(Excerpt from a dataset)
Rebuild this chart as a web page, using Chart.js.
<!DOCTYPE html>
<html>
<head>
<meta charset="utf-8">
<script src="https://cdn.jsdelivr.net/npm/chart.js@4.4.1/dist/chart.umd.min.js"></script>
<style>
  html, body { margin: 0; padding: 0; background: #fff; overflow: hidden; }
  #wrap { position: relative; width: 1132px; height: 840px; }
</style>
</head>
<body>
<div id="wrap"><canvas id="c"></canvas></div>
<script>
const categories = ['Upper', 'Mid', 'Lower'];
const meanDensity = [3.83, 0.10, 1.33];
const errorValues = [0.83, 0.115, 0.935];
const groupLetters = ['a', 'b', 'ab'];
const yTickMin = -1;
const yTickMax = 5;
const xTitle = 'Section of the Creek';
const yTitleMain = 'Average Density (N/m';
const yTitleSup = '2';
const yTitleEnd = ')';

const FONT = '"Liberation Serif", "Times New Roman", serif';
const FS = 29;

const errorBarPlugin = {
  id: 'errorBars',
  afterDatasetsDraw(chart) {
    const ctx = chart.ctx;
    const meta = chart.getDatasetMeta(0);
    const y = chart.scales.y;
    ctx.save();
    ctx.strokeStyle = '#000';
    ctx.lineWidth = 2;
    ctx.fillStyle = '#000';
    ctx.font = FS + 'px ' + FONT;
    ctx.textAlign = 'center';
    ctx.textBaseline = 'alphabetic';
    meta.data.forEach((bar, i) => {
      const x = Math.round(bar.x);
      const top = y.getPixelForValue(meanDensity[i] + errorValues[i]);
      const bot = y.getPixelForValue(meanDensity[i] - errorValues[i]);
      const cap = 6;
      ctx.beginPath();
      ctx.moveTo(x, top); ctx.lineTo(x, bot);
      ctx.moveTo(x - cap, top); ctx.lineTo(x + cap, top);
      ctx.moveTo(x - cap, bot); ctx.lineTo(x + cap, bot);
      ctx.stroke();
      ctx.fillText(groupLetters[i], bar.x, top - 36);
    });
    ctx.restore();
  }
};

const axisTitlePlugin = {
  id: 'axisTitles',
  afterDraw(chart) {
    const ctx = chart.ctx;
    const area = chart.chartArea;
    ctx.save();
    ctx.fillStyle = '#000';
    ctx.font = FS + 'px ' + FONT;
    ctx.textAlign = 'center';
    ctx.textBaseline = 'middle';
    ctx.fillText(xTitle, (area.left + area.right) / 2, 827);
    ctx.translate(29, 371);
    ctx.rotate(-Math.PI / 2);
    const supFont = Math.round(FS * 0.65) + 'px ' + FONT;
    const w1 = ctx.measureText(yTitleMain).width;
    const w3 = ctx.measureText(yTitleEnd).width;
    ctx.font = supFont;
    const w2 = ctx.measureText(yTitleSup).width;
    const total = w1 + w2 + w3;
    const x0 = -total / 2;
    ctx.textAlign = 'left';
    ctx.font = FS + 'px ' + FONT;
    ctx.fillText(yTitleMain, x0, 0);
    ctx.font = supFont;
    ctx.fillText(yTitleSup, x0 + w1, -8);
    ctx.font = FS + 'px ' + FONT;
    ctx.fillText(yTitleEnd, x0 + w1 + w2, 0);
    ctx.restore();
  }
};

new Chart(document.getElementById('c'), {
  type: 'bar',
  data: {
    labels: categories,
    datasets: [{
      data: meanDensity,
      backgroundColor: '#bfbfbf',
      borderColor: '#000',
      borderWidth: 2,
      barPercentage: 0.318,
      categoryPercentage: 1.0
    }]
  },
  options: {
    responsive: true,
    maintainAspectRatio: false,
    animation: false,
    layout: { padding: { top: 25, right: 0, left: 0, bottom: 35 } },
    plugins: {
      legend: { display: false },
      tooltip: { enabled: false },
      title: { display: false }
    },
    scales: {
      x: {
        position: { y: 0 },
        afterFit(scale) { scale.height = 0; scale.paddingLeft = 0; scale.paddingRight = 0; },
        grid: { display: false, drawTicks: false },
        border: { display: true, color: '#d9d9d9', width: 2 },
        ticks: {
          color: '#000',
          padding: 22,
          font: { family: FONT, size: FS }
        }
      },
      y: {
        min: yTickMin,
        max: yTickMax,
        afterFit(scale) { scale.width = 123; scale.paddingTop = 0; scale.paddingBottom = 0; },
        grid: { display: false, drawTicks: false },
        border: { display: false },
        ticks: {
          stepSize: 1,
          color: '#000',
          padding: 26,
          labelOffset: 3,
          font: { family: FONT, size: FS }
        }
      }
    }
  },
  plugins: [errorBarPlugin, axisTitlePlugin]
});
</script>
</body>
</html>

---

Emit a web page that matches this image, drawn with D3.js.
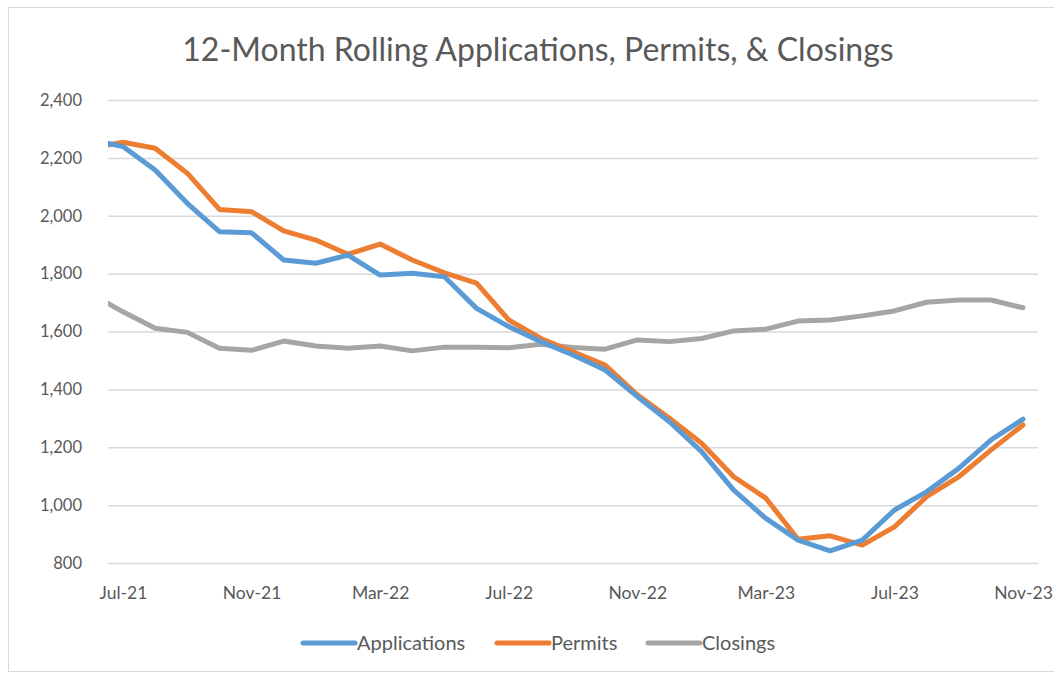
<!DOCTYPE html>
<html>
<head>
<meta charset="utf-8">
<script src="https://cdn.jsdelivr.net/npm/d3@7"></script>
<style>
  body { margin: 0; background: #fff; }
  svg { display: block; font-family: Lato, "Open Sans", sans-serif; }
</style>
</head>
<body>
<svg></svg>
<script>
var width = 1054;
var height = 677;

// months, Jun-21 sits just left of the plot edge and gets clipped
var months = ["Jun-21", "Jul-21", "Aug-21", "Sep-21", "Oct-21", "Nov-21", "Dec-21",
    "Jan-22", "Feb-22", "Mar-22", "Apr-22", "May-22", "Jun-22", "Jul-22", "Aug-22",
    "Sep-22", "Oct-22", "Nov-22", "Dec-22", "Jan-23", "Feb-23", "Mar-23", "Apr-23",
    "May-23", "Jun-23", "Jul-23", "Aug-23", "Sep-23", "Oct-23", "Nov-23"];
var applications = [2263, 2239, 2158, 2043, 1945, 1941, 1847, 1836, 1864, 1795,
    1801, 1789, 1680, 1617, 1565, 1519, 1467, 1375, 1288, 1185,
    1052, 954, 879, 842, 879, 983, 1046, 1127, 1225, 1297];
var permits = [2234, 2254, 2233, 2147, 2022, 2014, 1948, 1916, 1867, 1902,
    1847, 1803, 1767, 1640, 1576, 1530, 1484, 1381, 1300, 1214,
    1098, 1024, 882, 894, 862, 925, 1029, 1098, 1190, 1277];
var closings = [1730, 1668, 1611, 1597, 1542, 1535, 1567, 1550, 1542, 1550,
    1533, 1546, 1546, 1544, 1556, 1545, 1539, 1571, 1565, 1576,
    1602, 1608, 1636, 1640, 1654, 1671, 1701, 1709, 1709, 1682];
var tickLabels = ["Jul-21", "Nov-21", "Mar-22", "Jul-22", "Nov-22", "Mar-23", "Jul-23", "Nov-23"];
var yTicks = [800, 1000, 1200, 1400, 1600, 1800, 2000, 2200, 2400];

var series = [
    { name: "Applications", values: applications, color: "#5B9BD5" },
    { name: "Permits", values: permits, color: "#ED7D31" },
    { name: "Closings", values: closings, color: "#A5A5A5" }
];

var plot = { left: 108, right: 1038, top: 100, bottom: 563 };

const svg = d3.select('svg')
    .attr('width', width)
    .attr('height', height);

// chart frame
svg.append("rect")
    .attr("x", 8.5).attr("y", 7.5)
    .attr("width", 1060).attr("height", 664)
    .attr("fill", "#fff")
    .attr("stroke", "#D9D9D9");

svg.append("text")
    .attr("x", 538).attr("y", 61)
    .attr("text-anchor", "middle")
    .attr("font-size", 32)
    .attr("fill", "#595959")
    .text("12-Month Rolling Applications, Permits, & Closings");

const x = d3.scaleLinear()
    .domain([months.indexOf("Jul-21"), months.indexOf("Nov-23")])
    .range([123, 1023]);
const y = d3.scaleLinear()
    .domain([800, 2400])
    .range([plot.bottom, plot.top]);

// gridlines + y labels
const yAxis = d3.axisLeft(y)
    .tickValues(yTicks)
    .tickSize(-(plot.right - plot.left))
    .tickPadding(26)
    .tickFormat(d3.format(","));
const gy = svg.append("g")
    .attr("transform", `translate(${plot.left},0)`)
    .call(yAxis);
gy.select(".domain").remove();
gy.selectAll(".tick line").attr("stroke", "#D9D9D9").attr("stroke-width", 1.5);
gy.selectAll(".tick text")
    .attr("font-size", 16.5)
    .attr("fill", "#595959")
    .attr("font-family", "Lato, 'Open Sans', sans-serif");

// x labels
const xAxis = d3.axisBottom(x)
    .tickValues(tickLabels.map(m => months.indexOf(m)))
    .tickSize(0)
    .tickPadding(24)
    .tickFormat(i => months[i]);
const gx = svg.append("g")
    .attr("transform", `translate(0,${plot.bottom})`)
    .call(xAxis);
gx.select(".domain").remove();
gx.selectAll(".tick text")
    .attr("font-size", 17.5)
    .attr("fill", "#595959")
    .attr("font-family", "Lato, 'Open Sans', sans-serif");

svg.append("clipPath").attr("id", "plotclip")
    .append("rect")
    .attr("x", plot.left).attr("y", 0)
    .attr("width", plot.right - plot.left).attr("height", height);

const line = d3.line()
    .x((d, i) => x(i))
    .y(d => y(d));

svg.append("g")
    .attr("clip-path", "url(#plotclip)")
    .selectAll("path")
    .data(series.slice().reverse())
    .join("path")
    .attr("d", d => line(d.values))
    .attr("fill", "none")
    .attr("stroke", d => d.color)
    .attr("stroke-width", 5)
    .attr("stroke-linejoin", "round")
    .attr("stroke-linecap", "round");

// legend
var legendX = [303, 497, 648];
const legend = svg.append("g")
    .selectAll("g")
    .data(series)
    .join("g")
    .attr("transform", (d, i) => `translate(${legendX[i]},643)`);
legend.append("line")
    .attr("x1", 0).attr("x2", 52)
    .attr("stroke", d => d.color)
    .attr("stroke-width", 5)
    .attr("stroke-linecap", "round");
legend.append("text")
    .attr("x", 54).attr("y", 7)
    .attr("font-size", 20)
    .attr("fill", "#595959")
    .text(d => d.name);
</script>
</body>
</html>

## DIRECTIONS FOR THIS TASK
Within the listing above, extract exactly the lines that run from the one containing "Emit a web page" through the one containing "var height = 677;", excluding any pictures.

## WRITTEN REPLY
Emit a web page that matches this image, drawn with D3.js.
<!DOCTYPE html>
<html>
<head>
<meta charset="utf-8">
<script src="https://cdn.jsdelivr.net/npm/d3@7"></script>
<style>
  body { margin: 0; background: #fff; }
  svg { display: block; font-family: Lato, "Open Sans", sans-serif; }
</style>
</head>
<body>
<svg></svg>
<script>
var width = 1054;
var height = 677;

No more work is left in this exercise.